Let me tell you about my hometown. I live in a relatively small town in Wyoming and it has always been my home. My family, friends and work are here in Wyoming. But, there happens to be this man who has my whole entire heart. His hometown is a little town in Arkansas, that also happens to be 17 hours away from me. I came to visit him in his hometown for the first time ever. Not only to see Arkansas for the first time but to see him for the first time in a month and to have the opportunity to meet his family.

I won't lie, meeting parents for the first time is definitely nerve-wracking. It's not that I am hard to get along with, it's the fact that I want them to love me because I love their son and I couldn't conceptualize that ever changing. From the moment I stepped into their home, I was welcomed with big arms and beautiful smiles. His family welcomed me, a complete stranger, into their home with no questions asked. Right away I knew I felt like I was home.
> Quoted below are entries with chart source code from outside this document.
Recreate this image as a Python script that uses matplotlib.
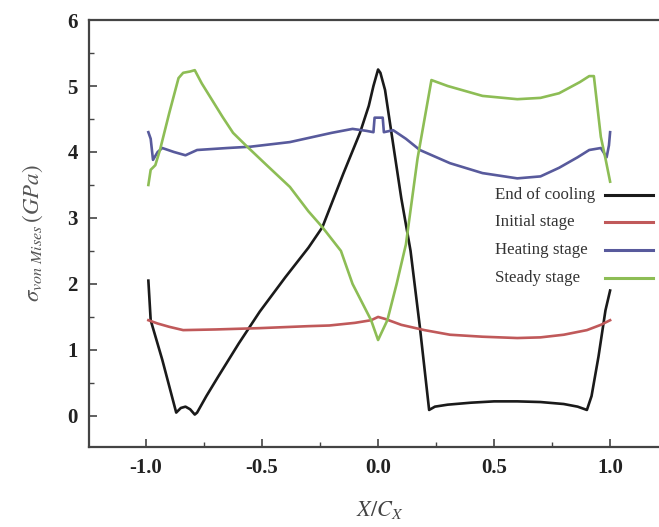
import matplotlib

matplotlib.use("Agg")
import matplotlib.pyplot as plt
from matplotlib.lines import Line2D
from matplotlib.ticker import MultipleLocator

# values
series_labels = ["End of cooling", "Initial stage", "Heating stage", "Steady stage"]
series_colors = ["#1a1a1a", "#c0595a", "#585a9c", "#8dbd55"]

cooling_x = [-0.99, -0.98, -0.93, -0.87, -0.85, -0.83, -0.81, -0.79, -0.78, -0.74, -0.69,
             -0.6, -0.51, -0.4, -0.3, -0.24, -0.15, -0.078, -0.04, -0.02, 0.0, 0.01, 0.03,
             0.07, 0.1, 0.14, 0.18, 0.22, 0.245, 0.3, 0.4, 0.5, 0.6, 0.7, 0.8, 0.86, 0.9,
             0.92, 0.95, 0.98, 1.0]
cooling_y = [2.05, 1.45, 0.85, 0.05, 0.12, 0.14, 0.1, 0.02, 0.05, 0.3, 0.59,
             1.1, 1.58, 2.1, 2.55, 2.86, 3.67, 4.29, 4.7, 5.0, 5.25, 5.2, 4.94,
             4.0, 3.3, 2.5, 1.35, 0.09, 0.14, 0.17, 0.2, 0.22, 0.22, 0.21, 0.18, 0.14, 0.09,
             0.3, 0.9, 1.6, 1.9]

initial_x = [-0.99, -0.95, -0.9, -0.84, -0.7, -0.51, -0.3, -0.21, -0.1, -0.03, 0.0, 0.03,
             0.1, 0.2, 0.31, 0.45, 0.6, 0.7, 0.8, 0.9, 0.96, 1.0]
initial_y = [1.45, 1.40, 1.35, 1.30, 1.31, 1.33, 1.36, 1.37, 1.41, 1.45, 1.5, 1.47,
             1.38, 1.3, 1.23, 1.2, 1.18, 1.19, 1.23, 1.3, 1.38, 1.45]

heating_x = [-0.99, -0.98, -0.97, -0.95, -0.93, -0.88, -0.83, -0.78, -0.65, -0.55, -0.38,
             -0.2, -0.11, -0.05, -0.02, -0.015, 0.02, 0.025, 0.065, 0.12, 0.18, 0.31, 0.45,
             0.6, 0.7, 0.78, 0.86, 0.91, 0.96, 0.985, 0.995, 1.0]
heating_y = [4.3, 4.2, 3.88, 4.0, 4.06, 4.0, 3.95, 4.03, 4.06, 4.08, 4.15,
             4.29, 4.35, 4.32, 4.30, 4.52, 4.52, 4.30, 4.33, 4.2, 4.03, 3.83, 3.68,
             3.6, 3.63, 3.76, 3.92, 4.03, 4.06, 3.92, 4.1, 4.3]

steady_x = [-0.99, -0.98, -0.96, -0.94, -0.9, -0.86, -0.84, -0.81, -0.79, -0.76, -0.67,
            -0.625, -0.57, -0.48, -0.38, -0.3, -0.24, -0.16, -0.11, -0.03, 0.0, 0.04, 0.08,
            0.12, 0.17, 0.23, 0.3, 0.45, 0.6, 0.7, 0.78, 0.87, 0.91, 0.93, 0.96, 0.98, 1.0]
steady_y = [3.5, 3.73, 3.8, 4.03, 4.59, 5.12, 5.2, 5.22, 5.24, 5.04, 4.53,
            4.29, 4.1, 3.8, 3.47, 3.1, 2.86, 2.5, 2.0, 1.45, 1.15, 1.45, 2.0,
            2.6, 3.9, 5.09, 5.0, 4.85, 4.8, 4.82, 4.89, 5.06, 5.15, 5.15, 4.23, 3.9, 3.55]

x_ticks = [-1.0, -0.5, 0.0, 0.5, 1.0]
y_ticks = [0, 1, 2, 3, 4, 5, 6]

plt.rcParams["mathtext.fontset"] = "stix"

W, H = 659, 527
fig = plt.figure(figsize=(W / 100, H / 100), dpi=100)
# right spine falls just outside the canvas, as in the cropped original
ax = fig.add_axes([0.135, 0.152, 0.882, 0.810])

all_x = [cooling_x, initial_x, heating_x, steady_x]
all_y = [cooling_y, initial_y, heating_y, steady_y]
for xs, ys, label, color in zip(all_x, all_y, series_labels, series_colors):
    ax.plot(xs, ys, color=color, linewidth=1.9, label=label, solid_joinstyle="round")

ax.set_xlim(-1.246, 1.259)
ax.set_ylim(-0.47, 6.0)
ax.set_xticks(x_ticks)
ax.set_xticklabels([f"{v:.1f}" for v in x_ticks])
ax.set_yticks(y_ticks)
ax.set_yticklabels([str(v) for v in y_ticks])
ax.xaxis.set_minor_locator(MultipleLocator(0.25))
ax.yaxis.set_minor_locator(MultipleLocator(0.5))

ax.tick_params(which="both", direction="in", top=False, right=False, color="#444444")
ax.tick_params(which="major", length=6, width=1.2, pad=8)
ax.tick_params(which="minor", length=3.5, width=1.0)
for lbl in ax.get_xticklabels() + ax.get_yticklabels():
    lbl.set_fontfamily("Liberation Serif")
    lbl.set_fontweight("bold")
    lbl.set_fontsize(15)
    lbl.set_color("#222222")

for spine in ax.spines.values():
    spine.set_color("#444444")
    spine.set_linewidth(1.6)

ax.set_xlabel(r"$X/C_X$", fontsize=16, color="#444444", labelpad=15)
ax.set_ylabel(r"$\sigma_{von\ Mises}\,(GPa)$", fontsize=16.5, color="#555555", labelpad=16)

# legend: left-aligned labels, line samples on the right
legend_rows_y = [195, 222, 250, 278]
for row_y, label, color in zip(legend_rows_y, series_labels, series_colors):
    fy = (H - row_y) / H
    fig.text(495 / W, fy, label, ha="left", va="center", color="#333333",
             family="Liberation Serif", fontsize=12.2)
    fig.add_artist(Line2D([605 / W, 653 / W], [fy, fy], color=color, linewidth=2.2,
                          transform=fig.transFigure))

fig.savefig("out.png", dpi=100)
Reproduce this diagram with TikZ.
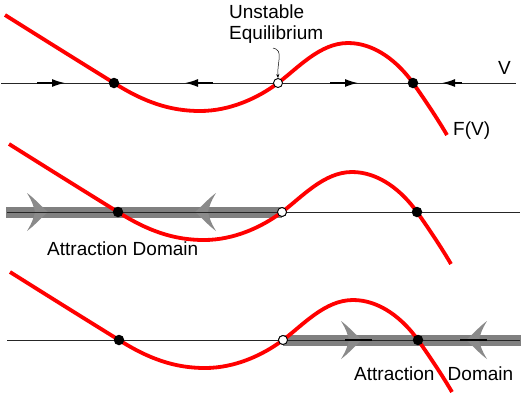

Finding your home away from home is easy to recognize. Home is a place full of love and laughter and that is what I found in Arkansas. It was a second home that I felt comfortable in. Feeling comfortable somewhere is not always the easiest feeling to grasp. For me, I feel the need to be in a comfortable place to be myself and call it "home."

I believe that it is essential for everyone to have a "second home" or a "home away from home." Having a second family can and does provide so much more love in my life I never knew I needed. I of course do and always will love and adore my family with my whole heart and soul but having these other people in my life gives me so much assurance that I'll always be surrounded with love and happiness. You can never have too many friends, too much family and certainly never too much love. So thank you. Thank you for welcoming me, loving me as your own, and showing me that having a home away from home is such a positive part of my life.